The divisions seemed to catch some in the audience off-guard.
"I don't know if I was looking for agreement or for people to come to terms of mutual understanding," said Hena Rizvi, a senior from Mechanicsburg, Pa., recalling a childhood spent around families who treated gun ownership as a sober responsibility. "But I was just really frustrated about not coming to (agreement that) ... there is an issue in America. We need to address that people are dying."
Others, though, said the debate fuels a larger discussion, forcing ordinary people to confront hard issues and points of view different from their own.
A few hours before the forum, Payne asked 21 students in his advocacy and argument class to pull their desks into a wide circle and used questions from the polling club's recent survey as the starting point for an exchange of views. All but two students raised their hands to back universal background checks.
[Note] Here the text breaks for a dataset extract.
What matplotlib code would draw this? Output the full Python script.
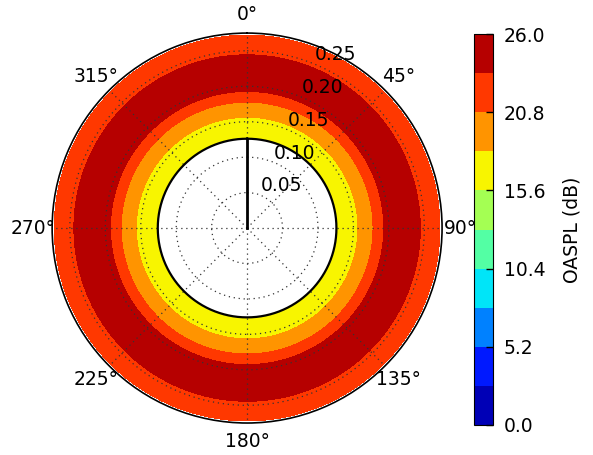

A few more signaled their opposition to a ban on military-style weapons, but they were in the clear minority.
"I just don't think anyone needs an assault weapon. I think the bigger problem, overall, is not gun control. It's American paranoia," student Andrea Negovan said.
But Julian Cohen, a film major from Tenafly, N.J., disagreed. "If they (criminals) get guns either way, then we're going to need them to protect ourselves, you know what I'm saying?" he said. A classmate, Maggie Morlath, rolled her eyes skeptically.
The conversation didn't end there, though.
Juliet Albin, a student from Cypress, Texas, talked about how her own family has struggled with mental illness, explaining the challenges of committing someone to an institution for care.
"I think that took a lot of courage," Morlath said. "You could tell she was coming from an emotional place."
Sophomore Donovan Birch talked about growing up in a high-crime neighborhood in Boston where gun violence was linked to gang activity, joblessness and other deep-seated problems. Later, he recalled attending the funeral of a cousin who died of gunshot wounds.
"I think all of this, the assault weapons ban, is just a facade for other issues that we refuse to address," he told his fellow students. Next to him, sophomore Becca Rybczyk, from a small town in northwest Connecticut, nodded in agreement.
"I definitely think talking about this is eye opening because it shows, even if we pride ourselves on having knowledge about it, we're still sort of ignorant of what's going on," she said.
By the end of the two-hour class, the conversation was no closer to resolution and a long way from Pelton's original call to move toward "positive action" by challenging the status quo. But he sees it as a step.
"I think the conversation has already begun. There will be different points of view. There will be disputes," the college president says. "My obligation ... is to keep that conversation alive on behalf of those young people, so I can go to bed every night believing that they did not die in vain."